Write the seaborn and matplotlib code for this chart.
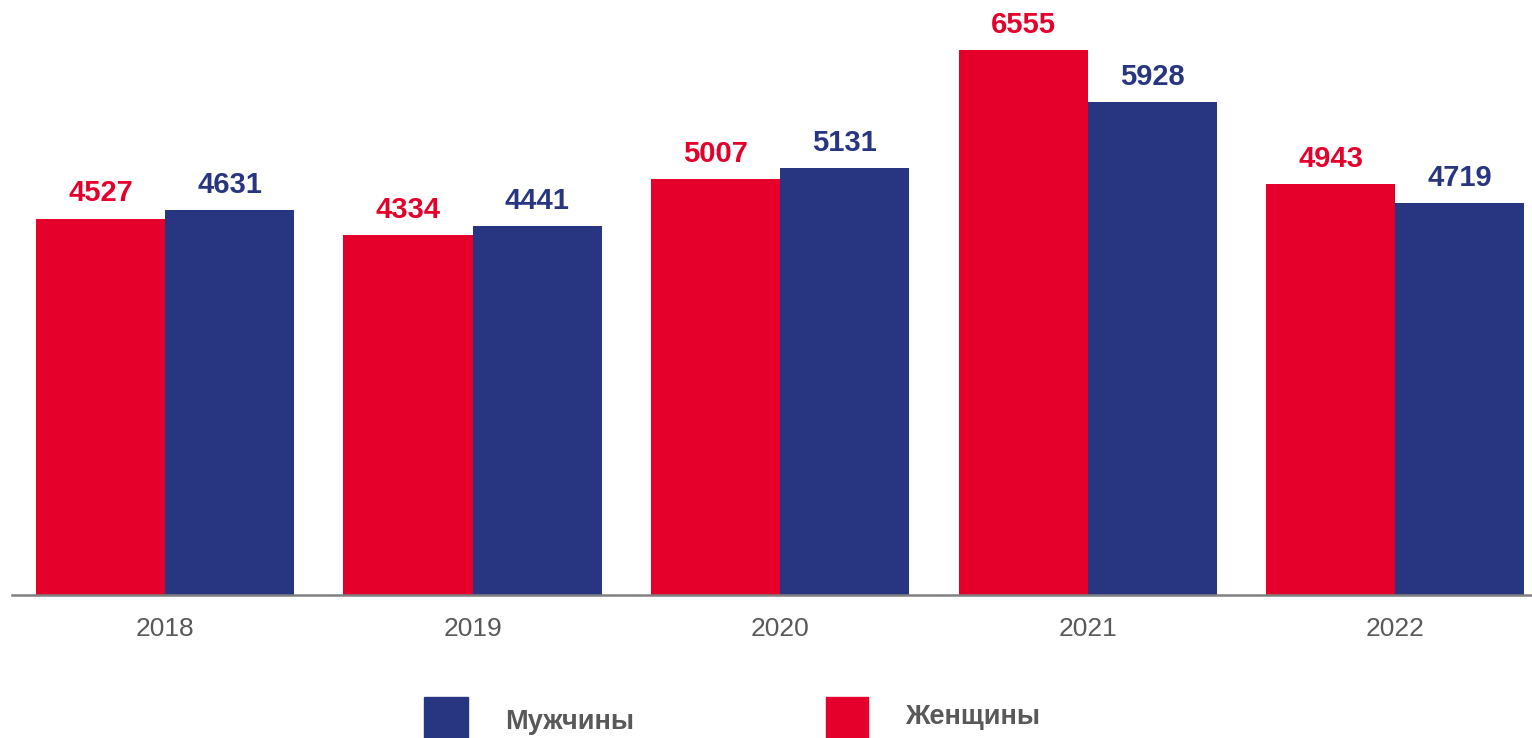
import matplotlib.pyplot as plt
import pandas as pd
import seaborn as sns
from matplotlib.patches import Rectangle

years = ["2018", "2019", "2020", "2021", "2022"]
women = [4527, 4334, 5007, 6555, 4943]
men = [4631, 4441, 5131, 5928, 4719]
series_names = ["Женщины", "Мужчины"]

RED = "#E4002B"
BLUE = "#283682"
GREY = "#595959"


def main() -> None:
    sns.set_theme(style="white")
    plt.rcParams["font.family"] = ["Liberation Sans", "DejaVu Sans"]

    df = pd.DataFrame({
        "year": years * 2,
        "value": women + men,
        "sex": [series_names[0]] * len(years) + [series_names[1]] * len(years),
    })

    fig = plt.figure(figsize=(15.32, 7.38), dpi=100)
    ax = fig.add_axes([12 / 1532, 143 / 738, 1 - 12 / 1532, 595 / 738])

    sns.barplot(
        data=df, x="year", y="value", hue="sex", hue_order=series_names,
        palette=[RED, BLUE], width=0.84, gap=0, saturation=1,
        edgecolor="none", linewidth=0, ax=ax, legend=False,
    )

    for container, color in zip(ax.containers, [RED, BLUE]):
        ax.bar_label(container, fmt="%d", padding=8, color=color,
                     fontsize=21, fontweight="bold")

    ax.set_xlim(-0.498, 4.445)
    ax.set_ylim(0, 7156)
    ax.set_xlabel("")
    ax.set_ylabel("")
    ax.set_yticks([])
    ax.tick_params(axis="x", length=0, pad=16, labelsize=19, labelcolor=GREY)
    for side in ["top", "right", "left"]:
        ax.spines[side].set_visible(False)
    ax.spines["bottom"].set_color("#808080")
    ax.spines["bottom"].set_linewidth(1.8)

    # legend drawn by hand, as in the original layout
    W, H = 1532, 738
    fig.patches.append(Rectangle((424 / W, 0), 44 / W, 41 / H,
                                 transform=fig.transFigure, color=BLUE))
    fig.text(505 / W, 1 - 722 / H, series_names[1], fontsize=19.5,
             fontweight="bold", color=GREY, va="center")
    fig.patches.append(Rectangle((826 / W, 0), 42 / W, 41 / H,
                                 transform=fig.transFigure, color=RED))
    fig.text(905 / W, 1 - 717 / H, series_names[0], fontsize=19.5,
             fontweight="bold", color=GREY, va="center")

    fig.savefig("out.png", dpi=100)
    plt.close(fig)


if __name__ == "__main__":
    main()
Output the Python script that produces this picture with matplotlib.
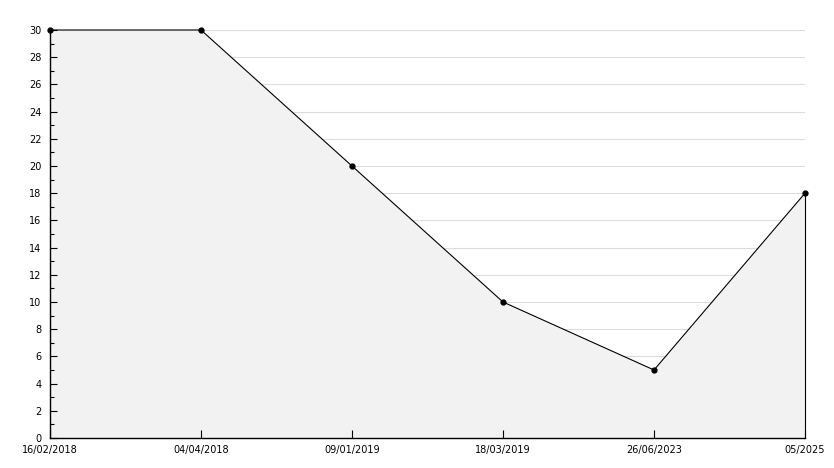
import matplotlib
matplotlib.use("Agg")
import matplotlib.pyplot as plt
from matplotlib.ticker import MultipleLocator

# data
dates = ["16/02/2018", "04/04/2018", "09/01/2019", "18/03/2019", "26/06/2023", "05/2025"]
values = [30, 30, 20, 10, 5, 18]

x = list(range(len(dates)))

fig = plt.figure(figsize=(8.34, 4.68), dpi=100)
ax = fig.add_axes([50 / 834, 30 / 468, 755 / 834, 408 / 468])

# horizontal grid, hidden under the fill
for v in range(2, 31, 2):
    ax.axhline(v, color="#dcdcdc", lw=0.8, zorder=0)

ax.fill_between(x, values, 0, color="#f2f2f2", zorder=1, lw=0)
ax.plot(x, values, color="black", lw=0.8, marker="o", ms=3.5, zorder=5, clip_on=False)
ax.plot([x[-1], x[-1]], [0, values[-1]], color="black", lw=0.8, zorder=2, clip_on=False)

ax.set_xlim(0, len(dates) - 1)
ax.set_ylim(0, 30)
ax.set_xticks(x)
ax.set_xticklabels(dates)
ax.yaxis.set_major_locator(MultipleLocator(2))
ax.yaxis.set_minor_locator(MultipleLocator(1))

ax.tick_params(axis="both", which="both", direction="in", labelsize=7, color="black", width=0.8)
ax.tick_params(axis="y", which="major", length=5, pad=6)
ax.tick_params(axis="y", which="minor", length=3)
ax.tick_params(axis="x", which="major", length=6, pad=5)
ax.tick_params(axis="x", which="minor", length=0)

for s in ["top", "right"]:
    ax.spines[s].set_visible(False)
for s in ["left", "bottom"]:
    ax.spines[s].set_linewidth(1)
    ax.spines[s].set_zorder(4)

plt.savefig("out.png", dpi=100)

▶ _PROBLEM REQUIREMENTS_:
Without the pictures, transcribe the listing above exactly.

▶ _PROBLEM SOLUTION_:
Write the seaborn and matplotlib code for this chart.
import matplotlib.pyplot as plt
import pandas as pd
import seaborn as sns
from matplotlib.patches import Rectangle

years = ["2018", "2019", "2020", "2021", "2022"]
women = [4527, 4334, 5007, 6555, 4943]
men = [4631, 4441, 5131, 5928, 4719]
series_names = ["Женщины", "Мужчины"]

RED = "#E4002B"
BLUE = "#283682"
GREY = "#595959"


def main() -> None:
    sns.set_theme(style="white")
    plt.rcParams["font.family"] = ["Liberation Sans", "DejaVu Sans"]

    df = pd.DataFrame({
        "year": years * 2,
        "value": women + men,
        "sex": [series_names[0]] * len(years) + [series_names[1]] * len(years),
    })

    fig = plt.figure(figsize=(15.32, 7.38), dpi=100)
    ax = fig.add_axes([12 / 1532, 143 / 738, 1 - 12 / 1532, 595 / 738])

    sns.barplot(
        data=df, x="year", y="value", hue="sex", hue_order=series_names,
        palette=[RED, BLUE], width=0.84, gap=0, saturation=1,
        edgecolor="none", linewidth=0, ax=ax, legend=False,
    )

    for container, color in zip(ax.containers, [RED, BLUE]):
        ax.bar_label(container, fmt="%d", padding=8, color=color,
                     fontsize=21, fontweight="bold")

    ax.set_xlim(-0.498, 4.445)
    ax.set_ylim(0, 7156)
    ax.set_xlabel("")
    ax.set_ylabel("")
    ax.set_yticks([])
    ax.tick_params(axis="x", length=0, pad=16, labelsize=19, labelcolor=GREY)
    for side in ["top", "right", "left"]:
        ax.spines[side].set_visible(False)
    ax.spines["bottom"].set_color("#808080")
    ax.spines["bottom"].set_linewidth(1.8)

    # legend drawn by hand, as in the original layout
    W, H = 1532, 738
    fig.patches.append(Rectangle((424 / W, 0), 44 / W, 41 / H,
                                 transform=fig.transFigure, color=BLUE))
    fig.text(505 / W, 1 - 722 / H, series_names[1], fontsize=19.5,
             fontweight="bold", color=GREY, va="center")
    fig.patches.append(Rectangle((826 / W, 0), 42 / W, 41 / H,
                                 transform=fig.transFigure, color=RED))
    fig.text(905 / W, 1 - 717 / H, series_names[0], fontsize=19.5,
             fontweight="bold", color=GREY, va="center")

    fig.savefig("out.png", dpi=100)
    plt.close(fig)


if __name__ == "__main__":
    main()
Output the Python script that produces this picture with matplotlib.
import matplotlib
matplotlib.use("Agg")
import matplotlib.pyplot as plt
from matplotlib.ticker import MultipleLocator

# data
dates = ["16/02/2018", "04/04/2018", "09/01/2019", "18/03/2019", "26/06/2023", "05/2025"]
values = [30, 30, 20, 10, 5, 18]

x = list(range(len(dates)))

fig = plt.figure(figsize=(8.34, 4.68), dpi=100)
ax = fig.add_axes([50 / 834, 30 / 468, 755 / 834, 408 / 468])

# horizontal grid, hidden under the fill
for v in range(2, 31, 2):
    ax.axhline(v, color="#dcdcdc", lw=0.8, zorder=0)

ax.fill_between(x, values, 0, color="#f2f2f2", zorder=1, lw=0)
ax.plot(x, values, color="black", lw=0.8, marker="o", ms=3.5, zorder=5, clip_on=False)
ax.plot([x[-1], x[-1]], [0, values[-1]], color="black", lw=0.8, zorder=2, clip_on=False)

ax.set_xlim(0, len(dates) - 1)
ax.set_ylim(0, 30)
ax.set_xticks(x)
ax.set_xticklabels(dates)
ax.yaxis.set_major_locator(MultipleLocator(2))
ax.yaxis.set_minor_locator(MultipleLocator(1))

ax.tick_params(axis="both", which="both", direction="in", labelsize=7, color="black", width=0.8)
ax.tick_params(axis="y", which="major", length=5, pad=6)
ax.tick_params(axis="y", which="minor", length=3)
ax.tick_params(axis="x", which="major", length=6, pad=5)
ax.tick_params(axis="x", which="minor", length=0)

for s in ["top", "right"]:
    ax.spines[s].set_visible(False)
for s in ["left", "bottom"]:
    ax.spines[s].set_linewidth(1)
    ax.spines[s].set_zorder(4)

plt.savefig("out.png", dpi=100)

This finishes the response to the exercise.